◆ **INFORMATION PROVIDED**:
━━━━━━━━━━

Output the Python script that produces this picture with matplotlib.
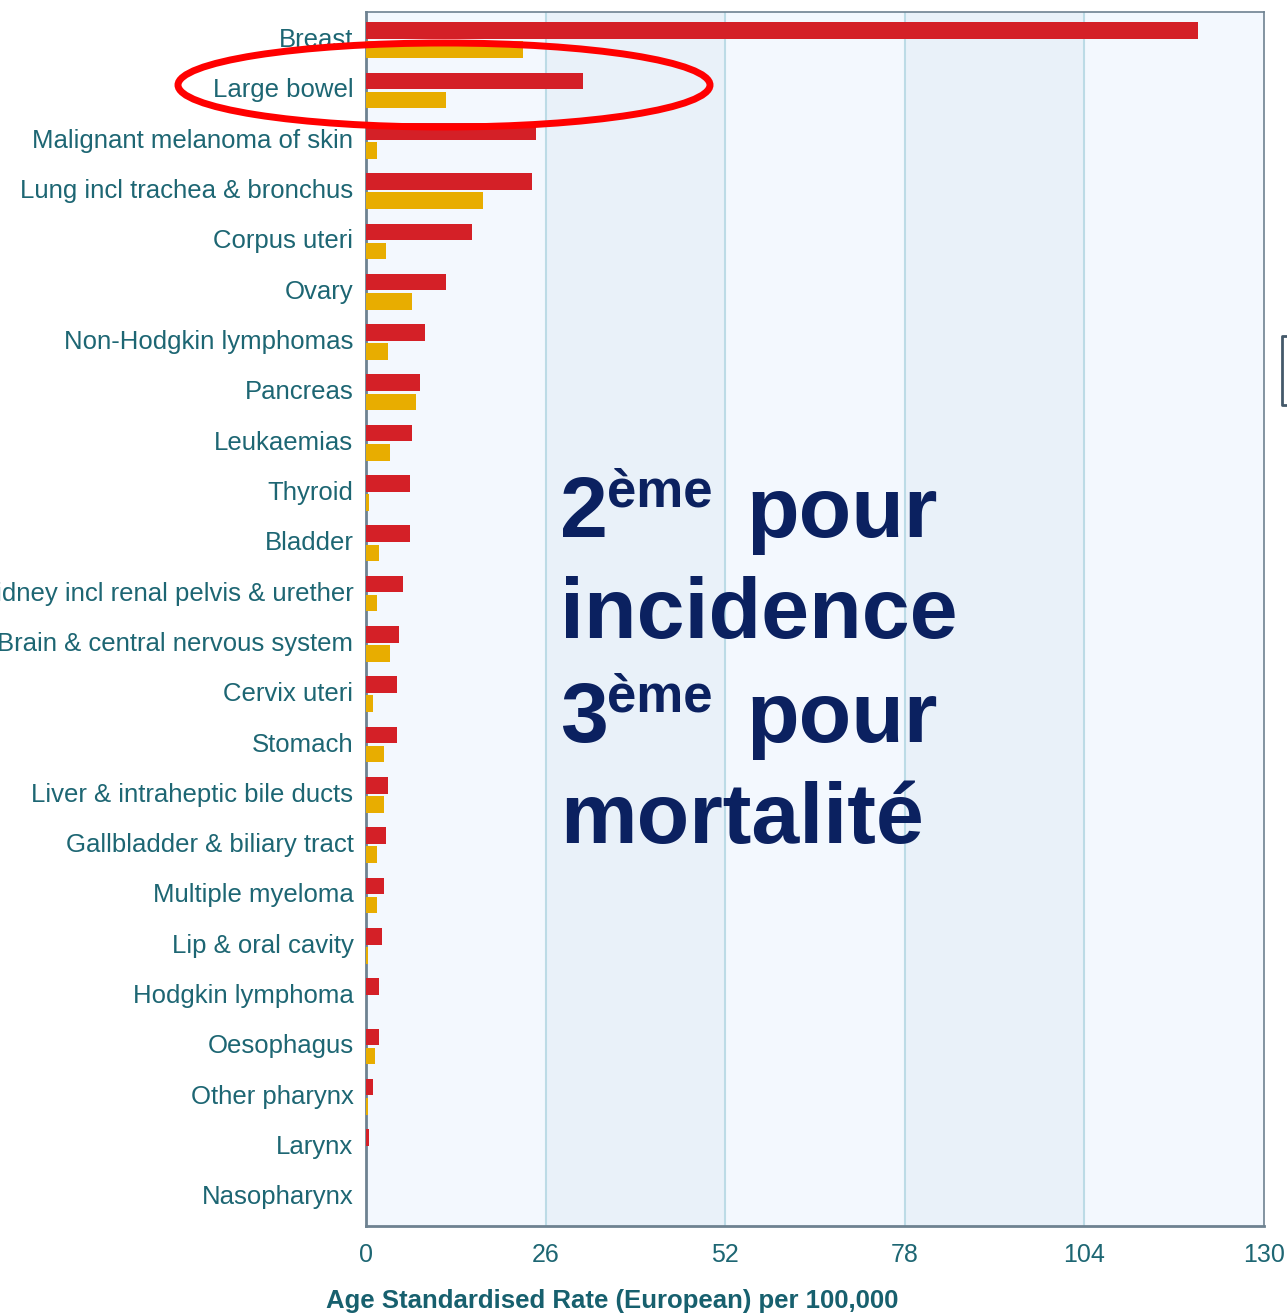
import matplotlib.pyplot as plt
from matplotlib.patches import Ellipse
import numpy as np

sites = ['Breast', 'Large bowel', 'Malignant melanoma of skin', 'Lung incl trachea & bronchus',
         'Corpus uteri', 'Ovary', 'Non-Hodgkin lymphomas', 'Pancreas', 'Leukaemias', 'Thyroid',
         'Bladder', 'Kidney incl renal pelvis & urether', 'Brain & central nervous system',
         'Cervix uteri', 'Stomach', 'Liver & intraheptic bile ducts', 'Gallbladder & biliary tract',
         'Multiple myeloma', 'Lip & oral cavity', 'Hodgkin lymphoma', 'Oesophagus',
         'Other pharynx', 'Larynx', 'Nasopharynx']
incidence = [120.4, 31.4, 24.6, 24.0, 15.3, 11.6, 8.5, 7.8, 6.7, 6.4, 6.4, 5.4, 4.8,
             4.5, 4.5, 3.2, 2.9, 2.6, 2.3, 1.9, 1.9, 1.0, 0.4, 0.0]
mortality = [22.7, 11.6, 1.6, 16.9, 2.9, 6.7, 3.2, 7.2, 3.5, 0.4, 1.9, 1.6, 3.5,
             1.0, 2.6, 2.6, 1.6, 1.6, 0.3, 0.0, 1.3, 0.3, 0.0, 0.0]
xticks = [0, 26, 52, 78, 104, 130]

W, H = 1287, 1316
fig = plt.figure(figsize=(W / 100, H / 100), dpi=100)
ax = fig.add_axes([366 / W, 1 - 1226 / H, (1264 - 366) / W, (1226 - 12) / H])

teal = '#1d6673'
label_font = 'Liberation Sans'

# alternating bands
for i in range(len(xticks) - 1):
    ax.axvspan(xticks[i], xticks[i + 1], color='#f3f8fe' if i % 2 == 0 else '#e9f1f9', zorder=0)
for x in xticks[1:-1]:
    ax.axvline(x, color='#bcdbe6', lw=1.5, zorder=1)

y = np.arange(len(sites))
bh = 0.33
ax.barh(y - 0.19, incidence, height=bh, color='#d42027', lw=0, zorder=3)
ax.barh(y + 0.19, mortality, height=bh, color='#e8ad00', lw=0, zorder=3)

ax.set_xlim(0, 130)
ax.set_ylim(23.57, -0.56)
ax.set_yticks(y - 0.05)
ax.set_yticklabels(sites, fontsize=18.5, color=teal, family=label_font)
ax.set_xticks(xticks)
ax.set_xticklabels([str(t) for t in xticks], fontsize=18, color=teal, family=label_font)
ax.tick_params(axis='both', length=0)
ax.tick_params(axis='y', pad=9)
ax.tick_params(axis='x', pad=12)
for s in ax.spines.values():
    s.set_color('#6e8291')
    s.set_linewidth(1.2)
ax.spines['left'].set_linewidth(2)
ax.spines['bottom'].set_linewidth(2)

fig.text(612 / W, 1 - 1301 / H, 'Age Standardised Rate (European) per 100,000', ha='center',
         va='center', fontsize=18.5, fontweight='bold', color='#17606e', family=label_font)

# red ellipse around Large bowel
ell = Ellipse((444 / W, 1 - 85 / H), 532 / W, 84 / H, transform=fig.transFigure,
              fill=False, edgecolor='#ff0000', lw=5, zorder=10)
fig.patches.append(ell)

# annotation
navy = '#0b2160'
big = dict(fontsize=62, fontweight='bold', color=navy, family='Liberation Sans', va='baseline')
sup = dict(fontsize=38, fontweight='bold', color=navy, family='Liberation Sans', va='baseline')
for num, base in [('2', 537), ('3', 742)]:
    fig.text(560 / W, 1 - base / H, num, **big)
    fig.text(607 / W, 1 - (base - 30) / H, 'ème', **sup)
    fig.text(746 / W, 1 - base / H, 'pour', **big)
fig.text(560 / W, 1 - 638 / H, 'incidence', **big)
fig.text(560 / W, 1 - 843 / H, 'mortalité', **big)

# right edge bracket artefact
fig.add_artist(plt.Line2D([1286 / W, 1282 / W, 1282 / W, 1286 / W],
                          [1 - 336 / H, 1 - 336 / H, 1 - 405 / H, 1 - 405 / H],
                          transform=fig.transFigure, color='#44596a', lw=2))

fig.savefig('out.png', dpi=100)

━━━━━━━━━━

Exactly as they appear, print the lines of the listing above from its first line through the line that contains "color='#e8ad00', lw=0, zorder=3)", minus the pictures.

◆ **OUTPUT**:
Output the Python script that produces this picture with matplotlib.
import matplotlib.pyplot as plt
from matplotlib.patches import Ellipse
import numpy as np

sites = ['Breast', 'Large bowel', 'Malignant melanoma of skin', 'Lung incl trachea & bronchus',
         'Corpus uteri', 'Ovary', 'Non-Hodgkin lymphomas', 'Pancreas', 'Leukaemias', 'Thyroid',
         'Bladder', 'Kidney incl renal pelvis & urether', 'Brain & central nervous system',
         'Cervix uteri', 'Stomach', 'Liver & intraheptic bile ducts', 'Gallbladder & biliary tract',
         'Multiple myeloma', 'Lip & oral cavity', 'Hodgkin lymphoma', 'Oesophagus',
         'Other pharynx', 'Larynx', 'Nasopharynx']
incidence = [120.4, 31.4, 24.6, 24.0, 15.3, 11.6, 8.5, 7.8, 6.7, 6.4, 6.4, 5.4, 4.8,
             4.5, 4.5, 3.2, 2.9, 2.6, 2.3, 1.9, 1.9, 1.0, 0.4, 0.0]
mortality = [22.7, 11.6, 1.6, 16.9, 2.9, 6.7, 3.2, 7.2, 3.5, 0.4, 1.9, 1.6, 3.5,
             1.0, 2.6, 2.6, 1.6, 1.6, 0.3, 0.0, 1.3, 0.3, 0.0, 0.0]
xticks = [0, 26, 52, 78, 104, 130]

W, H = 1287, 1316
fig = plt.figure(figsize=(W / 100, H / 100), dpi=100)
ax = fig.add_axes([366 / W, 1 - 1226 / H, (1264 - 366) / W, (1226 - 12) / H])

teal = '#1d6673'
label_font = 'Liberation Sans'

# alternating bands
for i in range(len(xticks) - 1):
    ax.axvspan(xticks[i], xticks[i + 1], color='#f3f8fe' if i % 2 == 0 else '#e9f1f9', zorder=0)
for x in xticks[1:-1]:
    ax.axvline(x, color='#bcdbe6', lw=1.5, zorder=1)

y = np.arange(len(sites))
bh = 0.33
ax.barh(y - 0.19, incidence, height=bh, color='#d42027', lw=0, zorder=3)
ax.barh(y + 0.19, mortality, height=bh, color='#e8ad00', lw=0, zorder=3)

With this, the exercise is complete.